CNN, RNN & Transformers

CNNs use convolutional filters to capture spatial patterns (images). RNNs process sequential data with hidden state (text, time series). Transformers use self-attention to handle long-range dependencies without recurrence.

# CNN for image classification
cnn = keras.Sequential([
    keras.layers.Conv2D(32, (3,3), activation="relu", input_shape=(32,32,3)),
    keras.layers.MaxPooling2D(2,2),
    keras.layers.Conv2D(64, (3,3), activation="relu"),
    keras.layers.MaxPooling2D(2,2),
    keras.layers.Flatten(),
    keras.layers.Dense(64, activation="relu"),
    keras.layers.Dense(10, activation="softmax")
])

# Simple RNN for text
rnn = keras.Sequential([
    keras.layers.Embedding(10000, 128),
    keras.layers.SimpleRNN(64, return_sequences=True),
    keras.layers.SimpleRNN(32),
    keras.layers.Dense(1, activation="sigmoid")
])

# Transformer block (simplified)
from keras.layers import MultiHeadAttention, LayerNormalization

def transformer_block(x, d_model, num_heads):
    attn = MultiHeadAttention(num_heads=num_heads, key_dim=d_model)(x, x)
    x = LayerNormalization()(x + attn)  # add & norm
    return x

Complete Keras Training Loop

A full pipeline: load data, build a model, train with early stopping, and evaluate on test data.

import tensorflow as tf
from tensorflow import keras
from tensorflow.keras.datasets import mnist

# 1. Load and preprocess data
(x_train, y_train), (x_test, y_test) = mnist.load_data()
x_train = x_train.reshape(-1, 784).astype("float32") / 255.0
x_test = x_test.reshape(-1, 784).astype("float32") / 255.0

# 2. Build model
model = keras.Sequential([
    keras.layers.Dense(128, activation="relu"),
    keras.layers.Dropout(0.2),
    keras.layers.Dense(10, activation="softmax")
])

model.compile(optimizer="adam",
    loss="sparse_categorical_crossentropy",
    metrics=["accuracy"])

# 3. Train with early stopping
early_stop = keras.callbacks.EarlyStopping(
    monitor="val_loss", patience=3, restore_best_weights=True
)

history = model.fit(x_train, y_train,
    batch_size=32, epochs=20,
    validation_split=0.2,
    callbacks=[early_stop],
    verbose=1)

# 4. Evaluate
test_loss, test_acc = model.evaluate(x_test, y_test, verbose=0)
print(f"Test accuracy: {test_acc:.4f}")  # ~98% on MNIST

Interview Questions

Q: What is the vanishing gradient problem and how do you fix it?

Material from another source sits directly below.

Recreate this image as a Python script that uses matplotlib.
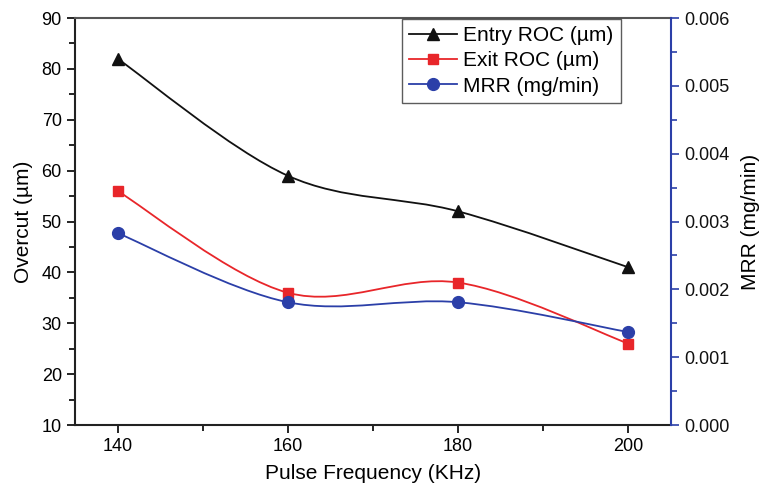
import matplotlib
matplotlib.use("Agg")
import matplotlib.pyplot as plt
import numpy as np
from matplotlib.path import Path
from matplotlib.patches import PathPatch
from matplotlib.lines import Line2D
from matplotlib.ticker import MultipleLocator, FormatStrFormatter

plt.rcParams["font.family"] = ["Liberation Sans", "DejaVu Sans"]

freq = [140, 160, 180, 200]
entry_roc = [82, 59, 52, 41]
exit_roc = [56, 36, 38, 26]
mrr = [0.00283, 0.00181, 0.00181, 0.00137]

BLACK = "#111111"
RED = "#e8262a"
BLUE = "#2b3fa8"


def smooth_path(ax, xs, ys, color):
    """Catmull-Rom curve through the points, drawn as a bezier path."""
    p = np.column_stack([xs, ys]).astype(float)
    pad = np.vstack([p[0], p, p[-1]])
    verts = [tuple(p[0])]
    codes = [Path.MOVETO]
    for i in range(len(p) - 1):
        p0, p1, p2, p3 = pad[i], pad[i + 1], pad[i + 2], pad[i + 3]
        c1 = p1 + (p2 - p0) / 6
        c2 = p2 - (p3 - p1) / 6
        verts += [tuple(c1), tuple(c2), tuple(p2)]
        codes += [Path.CURVE4] * 3
    ax.add_patch(PathPatch(Path(verts, codes), fc="none", ec=color, lw=1.3))


fig = plt.figure(figsize=(7.63, 4.95), dpi=100)
ax = fig.add_axes([0.0983, 0.1414, 0.7811, 0.8222])
ax2 = ax.twinx()

smooth_path(ax, freq, entry_roc, BLACK)
smooth_path(ax, freq, exit_roc, RED)
smooth_path(ax2, freq, mrr, BLUE)
ax.plot(freq, entry_roc, ls="none", marker="^", ms=9, color=BLACK)
ax.plot(freq, exit_roc, ls="none", marker="s", ms=7.5, color=RED)
ax2.plot(freq, mrr, ls="none", marker="o", ms=8.5, color=BLUE)

ax.set_xlim(135, 205)
ax.set_ylim(10, 90)
ax2.set_ylim(0, 0.006)

ax.xaxis.set_major_locator(MultipleLocator(20))
ax.xaxis.set_minor_locator(MultipleLocator(10))
ax.yaxis.set_major_locator(MultipleLocator(10))
ax.yaxis.set_minor_locator(MultipleLocator(5))
ax2.yaxis.set_major_locator(MultipleLocator(0.001))
ax2.yaxis.set_minor_locator(MultipleLocator(0.0005))
ax2.yaxis.set_major_formatter(FormatStrFormatter("%.3f"))

for a in (ax, ax2):
    a.tick_params(which="major", direction="out", length=6, width=1.2, labelsize=13)
    a.tick_params(which="minor", direction="out", length=4, width=1.2)

ax2.tick_params(axis="y", which="both", colors=BLUE, labelcolor=BLACK)
ax2.spines["right"].set_color(BLUE)
ax2.spines["right"].set_linewidth(1.5)
ax2.spines["top"].set_visible(False)
ax2.spines["left"].set_visible(False)
ax2.spines["bottom"].set_visible(False)
ax.spines["right"].set_visible(False)
for s in ("left", "bottom", "top"):
    ax.spines[s].set_linewidth(1.5)
    ax.spines[s].set_color("#222222")
ax.spines["top"].set_color("#555555")

ax.set_xlabel("Pulse Frequency (KHz)", fontsize=15, labelpad=6)
ax.set_ylabel("Overcut (µm)", fontsize=15, labelpad=6)
ax2.set_ylabel("MRR (mg/min)", fontsize=15, labelpad=8)

handles = [
    Line2D([], [], color=BLACK, marker="^", ms=9, lw=1.3),
    Line2D([], [], color=RED, marker="s", ms=7.5, lw=1.3),
    Line2D([], [], color=BLUE, marker="o", ms=8.5, lw=1.3),
]
labels = ["Entry ROC (µm)", "Exit ROC (µm)", "MRR (mg/min)"]
leg = ax2.legend(handles, labels, loc="upper left", bbox_to_anchor=(0.5487, 0.998),
                 fontsize=15, frameon=True, fancybox=False, edgecolor="#333333",
                 handlelength=2.3, handletextpad=0.3, borderpad=0.35,
                 labelspacing=0.3, borderaxespad=0.0)
leg.get_frame().set_linewidth(1.0)

fig.savefig("out.png", dpi=100)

Vanishing gradient occurs when gradients become very small in deep networks, preventing early layers from learning. Fixes: use ReLU activation, batch normalization, residual connections (ResNet), or LSTMs for RNNs.

Q: Explain the difference between CNNs and RNNs.

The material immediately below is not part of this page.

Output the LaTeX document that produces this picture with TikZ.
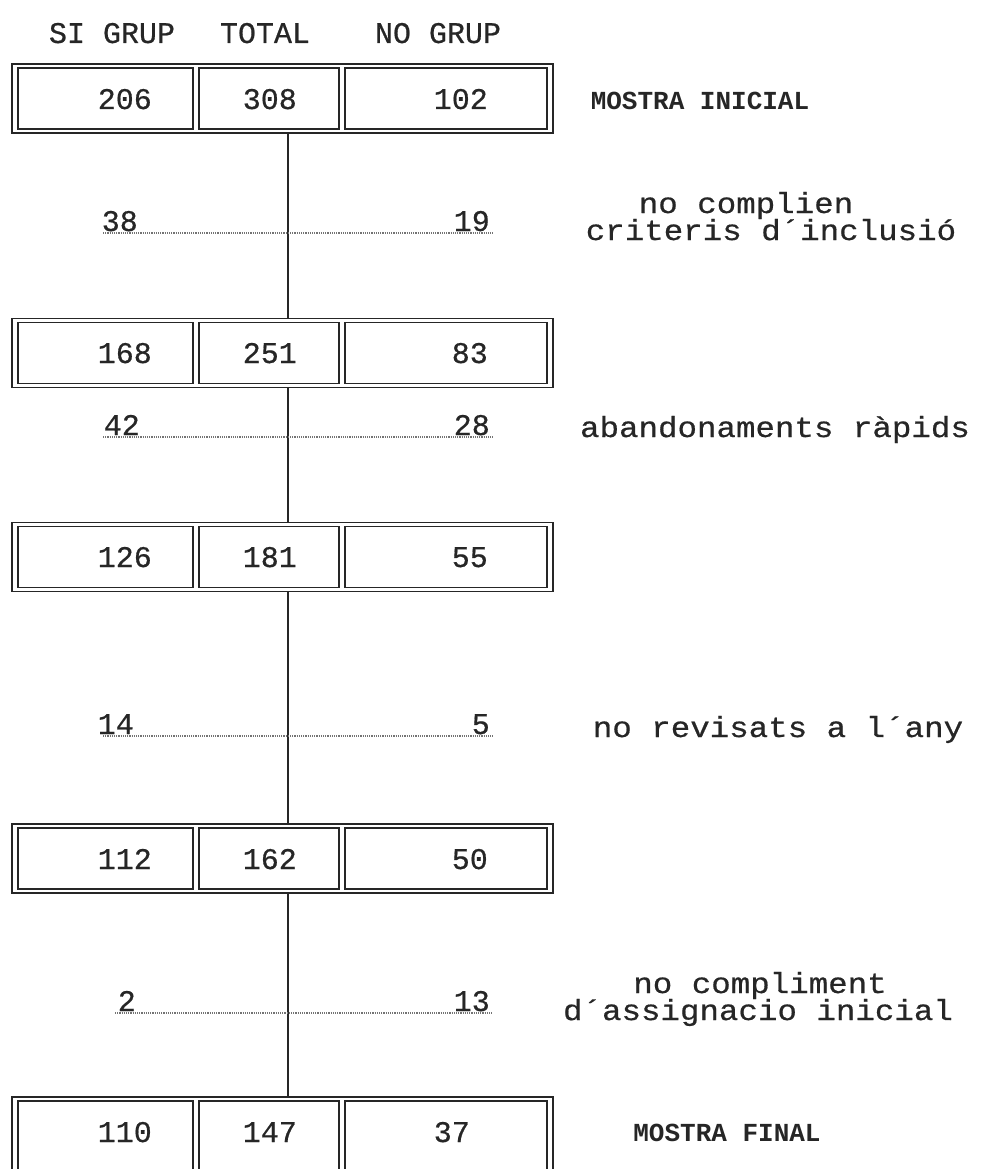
\documentclass[tikz,border=0pt]{standalone}
\usepackage{fontspec}
\setmonofont[FakeBold=0.6]{Liberation Mono}
\newfontfamily\labmono[FakeStretch=1.12,FakeBold=0.6]{Liberation Mono}
\newfontfamily\bmono{Liberation Mono}
\begin{document}
\begin{tikzpicture}[x=1pt,y=-1pt,
  txt/.style={font=\ttfamily\fontsize{30}{30}\selectfont, inner sep=0pt, text=black!85},
  lab/.style={font=\labmono\fontsize{29}{29}\selectfont, inner sep=0pt, text=black!85},
  bld/.style={font=\bmono\bfseries\fontsize{26}{26}\selectfont, inner sep=0pt, text=black!85},
  outerbox/.style={draw=black!85, line width=1.8pt, minimum width=541pt, minimum height=69pt, inner sep=0pt},
  cellbox/.style={draw=black!85, line width=1.8pt, minimum height=61pt, inner sep=0pt},
  vline/.style={draw=black!85, line width=1.8pt},
  dotline/.style={draw=black!55, line width=1.2pt, densely dotted}]
\useasboundingbox (0,0) rectangle (983,1169);
\clip (0,0) rectangle (983,1169);
\coordinate (vx) at (288,0);
% header
\node[txt, anchor=base] (h1) at (112,43) {SI GRUP};
\node[txt, anchor=base] (h2) at (265,43) {TOTAL};
\node[txt, anchor=base] (h3) at (438,43) {NO GRUP};
% rows
\foreach \r/\yc in {1/98.5, 2/353, 3/557, 4/858.5}{
  \node[outerbox] (r\r) at (282.5,\yc) {};
  \node[cellbox, minimum width=175pt] (c\r a) at (105.5,\yc) {};
  \node[cellbox, minimum width=140pt] (c\r b) at (269,\yc) {};
  \node[cellbox, minimum width=202pt] (c\r c) at (446,\yc) {};
}
\node[outerbox, minimum height=80pt] (r5) at (282.5,1137) {};
\node[cellbox, minimum height=72pt, minimum width=175pt] (c5a) at (105.5,1137) {};
\node[cellbox, minimum height=72pt, minimum width=140pt] (c5b) at (269,1137) {};
\node[cellbox, minimum height=72pt, minimum width=202pt] (c5c) at (446,1137) {};
\node[txt, anchor=base east] (n1a) at (152,109) {206};
\node[txt, anchor=base east] (n1b) at (297,109) {308};
\node[txt, anchor=base east] (n1c) at (488,109) {102};
\node[txt, anchor=base east] (n2a) at (152,363) {168};
\node[txt, anchor=base east] (n2b) at (297,363) {251};
\node[txt, anchor=base east] (n2c) at (488,363) {83};
\node[txt, anchor=base east] (n3a) at (152,567) {126};
\node[txt, anchor=base east] (n3b) at (297,567) {181};
\node[txt, anchor=base east] (n3c) at (488,567) {55};
\node[txt, anchor=base east] (n4a) at (152,869) {112};
\node[txt, anchor=base east] (n4b) at (297,869) {162};
\node[txt, anchor=base east] (n4c) at (488,869) {50};
\node[txt, anchor=base east] (n5a) at (152,1142) {110};
\node[txt, anchor=base east] (n5b) at (297,1142) {147};
\node[txt, anchor=base east] (n5c) at (470,1142) {37};
% vertical connectors
\draw[vline] (r1.south -| vx) -- (r2.north -| vx);
\draw[vline] (r2.south -| vx) -- (r3.north -| vx);
\draw[vline] (r3.south -| vx) -- (r4.north -| vx);
\draw[vline] (r4.south -| vx) -- (r5.north -| vx);
% dotted lines
\coordinate (d1a) at (103,233); \coordinate (d1b) at (493,233);
\coordinate (d2a) at (103,437); \coordinate (d2b) at (493,437);
\coordinate (d3a) at (103,736); \coordinate (d3b) at (493,736);
\coordinate (d4a) at (115,1013); \coordinate (d4b) at (493,1013);
\draw[dotline] (d1a) -- (d1b);
\draw[dotline] (d2a) -- (d2b);
\draw[dotline] (d3a) -- (d3b);
\draw[dotline] (d4a) -- (d4b);
\node[txt, anchor=base east] (e1a) at (138,231) {38};
\node[txt, anchor=base east] (e1b) at (490,231) {19};
\node[txt, anchor=base east] (e2a) at (140,435) {42};
\node[txt, anchor=base east] (e2b) at (490,435) {28};
\node[txt, anchor=base east] (e3a) at (134,734) {14};
\node[txt, anchor=base east] (e3b) at (490,734) {5};
\node[txt, anchor=base east] (e4a) at (136,1011) {2};
\node[txt, anchor=base east] (e4b) at (490,1011) {13};
% right labels
\node[bld, anchor=base] (m1) at (700,110) {MOSTRA INICIAL};
\node[lab, anchor=base] (t1a) at (746,213) {no complien};
\node[lab, anchor=base] (t1b) at (771,240) {criteris d´inclusió};
\node[lab, anchor=base] (t2) at (775,437) {abandonaments ràpids};
\node[lab, anchor=base] (t3) at (778,737) {no revisats a l´any};
\node[lab, anchor=base] (t4a) at (760,993) {no compliment};
\node[lab, anchor=base] (t4b) at (758,1020) {d´assignacio inicial};
\node[bld, anchor=base] (m2) at (727,1141) {MOSTRA FINAL};
\end{tikzpicture}
\end{document}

CNNs use convolutional filters to detect spatial patterns in grid-like data (images). They use weight sharing and pooling. RNNs maintain hidden state to process sequential data (text, audio) and can handle variable-length inputs.

Q: What is a transformer and how does self-attention work?

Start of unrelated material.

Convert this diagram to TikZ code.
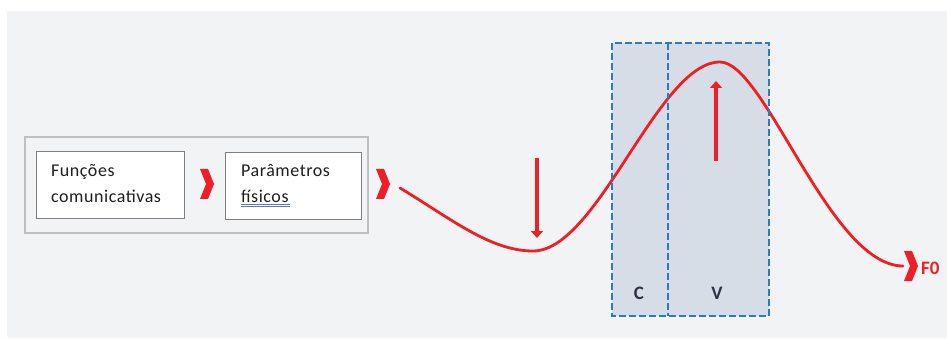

A transformer is a model architecture based entirely on self-attention, without recurrence. Self-attention computes weighted averages of all positions in a sequence, allowing the model to capture long-range dependencies in parallel.

Q: What is dropout and why is it used?

Dropout randomly sets a fraction of neurons to zero during training, forcing the network to learn redundant representations. It is a regularization technique that reduces overfitting.